What to work on:
Give the data again exactly as written, skipping any pictures.

Data lines:
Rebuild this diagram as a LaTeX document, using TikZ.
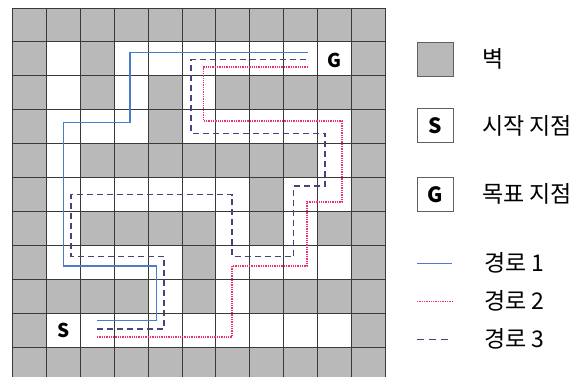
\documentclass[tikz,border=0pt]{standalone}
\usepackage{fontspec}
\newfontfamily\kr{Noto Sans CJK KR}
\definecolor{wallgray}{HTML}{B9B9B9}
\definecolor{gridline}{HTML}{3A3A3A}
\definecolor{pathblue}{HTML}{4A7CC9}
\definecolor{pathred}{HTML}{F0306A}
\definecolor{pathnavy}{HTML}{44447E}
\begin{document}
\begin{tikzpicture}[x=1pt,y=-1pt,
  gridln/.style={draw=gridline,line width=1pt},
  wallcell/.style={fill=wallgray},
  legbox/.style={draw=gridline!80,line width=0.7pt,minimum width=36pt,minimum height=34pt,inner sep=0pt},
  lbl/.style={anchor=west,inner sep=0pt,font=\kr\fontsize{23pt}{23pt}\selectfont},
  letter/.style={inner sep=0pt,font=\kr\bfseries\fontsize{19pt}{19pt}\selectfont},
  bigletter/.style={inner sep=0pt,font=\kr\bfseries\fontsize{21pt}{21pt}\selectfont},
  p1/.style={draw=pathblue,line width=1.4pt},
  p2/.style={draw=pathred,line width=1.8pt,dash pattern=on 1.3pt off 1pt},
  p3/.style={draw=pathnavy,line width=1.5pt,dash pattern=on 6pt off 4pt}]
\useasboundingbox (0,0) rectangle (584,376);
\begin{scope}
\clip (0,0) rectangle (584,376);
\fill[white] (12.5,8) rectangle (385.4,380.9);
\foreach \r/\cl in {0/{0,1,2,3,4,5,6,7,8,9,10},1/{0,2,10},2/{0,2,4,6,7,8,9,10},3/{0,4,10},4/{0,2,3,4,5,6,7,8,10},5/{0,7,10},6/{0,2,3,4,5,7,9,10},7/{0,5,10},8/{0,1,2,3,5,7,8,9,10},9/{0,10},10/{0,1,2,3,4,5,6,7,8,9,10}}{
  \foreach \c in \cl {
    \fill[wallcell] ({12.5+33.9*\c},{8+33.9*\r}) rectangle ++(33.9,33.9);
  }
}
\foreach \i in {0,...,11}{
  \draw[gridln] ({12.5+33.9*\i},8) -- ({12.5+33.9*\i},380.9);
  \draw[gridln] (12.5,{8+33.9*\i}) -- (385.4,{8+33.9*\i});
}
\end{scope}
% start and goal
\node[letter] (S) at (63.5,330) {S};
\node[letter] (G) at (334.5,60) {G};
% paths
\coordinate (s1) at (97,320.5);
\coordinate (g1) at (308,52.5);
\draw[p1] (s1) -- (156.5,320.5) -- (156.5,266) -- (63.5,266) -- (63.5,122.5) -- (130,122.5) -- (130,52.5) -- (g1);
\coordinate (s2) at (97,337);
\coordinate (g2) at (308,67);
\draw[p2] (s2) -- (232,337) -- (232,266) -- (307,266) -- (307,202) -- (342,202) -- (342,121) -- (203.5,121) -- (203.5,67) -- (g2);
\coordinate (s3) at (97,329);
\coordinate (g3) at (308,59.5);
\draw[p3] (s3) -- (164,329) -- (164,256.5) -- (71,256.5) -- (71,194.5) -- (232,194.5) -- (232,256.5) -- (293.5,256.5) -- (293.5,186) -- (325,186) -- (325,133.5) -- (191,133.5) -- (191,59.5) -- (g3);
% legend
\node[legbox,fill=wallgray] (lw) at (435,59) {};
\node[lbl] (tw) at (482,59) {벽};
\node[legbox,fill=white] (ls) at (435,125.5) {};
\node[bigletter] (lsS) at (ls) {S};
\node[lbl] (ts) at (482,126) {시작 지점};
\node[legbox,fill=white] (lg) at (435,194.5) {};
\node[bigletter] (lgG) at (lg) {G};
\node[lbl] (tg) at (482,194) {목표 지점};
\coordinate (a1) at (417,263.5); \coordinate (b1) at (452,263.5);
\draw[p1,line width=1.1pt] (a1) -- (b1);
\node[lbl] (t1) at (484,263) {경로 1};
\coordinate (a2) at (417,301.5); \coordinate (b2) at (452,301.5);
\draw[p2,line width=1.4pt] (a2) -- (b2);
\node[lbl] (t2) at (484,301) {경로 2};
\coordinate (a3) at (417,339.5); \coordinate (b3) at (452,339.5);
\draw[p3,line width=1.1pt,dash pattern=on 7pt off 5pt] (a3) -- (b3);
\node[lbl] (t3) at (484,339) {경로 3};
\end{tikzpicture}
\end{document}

Solution to this problem:
Rebuild this diagram as a LaTeX document, using TikZ.
\documentclass[tikz,border=0pt]{standalone}
\usepackage{fontspec}
\newfontfamily\kr{Noto Sans CJK KR}
\definecolor{wallgray}{HTML}{B9B9B9}
\definecolor{gridline}{HTML}{3A3A3A}
\definecolor{pathblue}{HTML}{4A7CC9}
\definecolor{pathred}{HTML}{F0306A}
\definecolor{pathnavy}{HTML}{44447E}
\begin{document}
\begin{tikzpicture}[x=1pt,y=-1pt,
  gridln/.style={draw=gridline,line width=1pt},
  wallcell/.style={fill=wallgray},
  legbox/.style={draw=gridline!80,line width=0.7pt,minimum width=36pt,minimum height=34pt,inner sep=0pt},
  lbl/.style={anchor=west,inner sep=0pt,font=\kr\fontsize{23pt}{23pt}\selectfont},
  letter/.style={inner sep=0pt,font=\kr\bfseries\fontsize{19pt}{19pt}\selectfont},
  bigletter/.style={inner sep=0pt,font=\kr\bfseries\fontsize{21pt}{21pt}\selectfont},
  p1/.style={draw=pathblue,line width=1.4pt},
  p2/.style={draw=pathred,line width=1.8pt,dash pattern=on 1.3pt off 1pt},
  p3/.style={draw=pathnavy,line width=1.5pt,dash pattern=on 6pt off 4pt}]
\useasboundingbox (0,0) rectangle (584,376);
\begin{scope}
\clip (0,0) rectangle (584,376);
\fill[white] (12.5,8) rectangle (385.4,380.9);
\foreach \r/\cl in {0/{0,1,2,3,4,5,6,7,8,9,10},1/{0,2,10},2/{0,2,4,6,7,8,9,10},3/{0,4,10},4/{0,2,3,4,5,6,7,8,10},5/{0,7,10},6/{0,2,3,4,5,7,9,10},7/{0,5,10},8/{0,1,2,3,5,7,8,9,10},9/{0,10},10/{0,1,2,3,4,5,6,7,8,9,10}}{
  \foreach \c in \cl {
    \fill[wallcell] ({12.5+33.9*\c},{8+33.9*\r}) rectangle ++(33.9,33.9);
  }
}
\foreach \i in {0,...,11}{
  \draw[gridln] ({12.5+33.9*\i},8) -- ({12.5+33.9*\i},380.9);
  \draw[gridln] (12.5,{8+33.9*\i}) -- (385.4,{8+33.9*\i});
}
\end{scope}
% start and goal
\node[letter] (S) at (63.5,330) {S};
\node[letter] (G) at (334.5,60) {G};
% paths
\coordinate (s1) at (97,320.5);
\coordinate (g1) at (308,52.5);
\draw[p1] (s1) -- (156.5,320.5) -- (156.5,266) -- (63.5,266) -- (63.5,122.5) -- (130,122.5) -- (130,52.5) -- (g1);
\coordinate (s2) at (97,337);
\coordinate (g2) at (308,67);
\draw[p2] (s2) -- (232,337) -- (232,266) -- (307,266) -- (307,202) -- (342,202) -- (342,121) -- (203.5,121) -- (203.5,67) -- (g2);
\coordinate (s3) at (97,329);
\coordinate (g3) at (308,59.5);
\draw[p3] (s3) -- (164,329) -- (164,256.5) -- (71,256.5) -- (71,194.5) -- (232,194.5) -- (232,256.5) -- (293.5,256.5) -- (293.5,186) -- (325,186) -- (325,133.5) -- (191,133.5) -- (191,59.5) -- (g3);
% legend
\node[legbox,fill=wallgray] (lw) at (435,59) {};
\node[lbl] (tw) at (482,59) {벽};
\node[legbox,fill=white] (ls) at (435,125.5) {};
\node[bigletter] (lsS) at (ls) {S};
\node[lbl] (ts) at (482,126) {시작 지점};
\node[legbox,fill=white] (lg) at (435,194.5) {};
\node[bigletter] (lgG) at (lg) {G};
\node[lbl] (tg) at (482,194) {목표 지점};
\coordinate (a1) at (417,263.5); \coordinate (b1) at (452,263.5);
\draw[p1,line width=1.1pt] (a1) -- (b1);
\node[lbl] (t1) at (484,263) {경로 1};
\coordinate (a2) at (417,301.5); \coordinate (b2) at (452,301.5);
\draw[p2,line width=1.4pt] (a2) -- (b2);
\node[lbl] (t2) at (484,301) {경로 2};
\coordinate (a3) at (417,339.5); \coordinate (b3) at (452,339.5);
\draw[p3,line width=1.1pt,dash pattern=on 7pt off 5pt] (a3) -- (b3);
\node[lbl] (t3) at (484,339) {경로 3};
\end{tikzpicture}
\end{document}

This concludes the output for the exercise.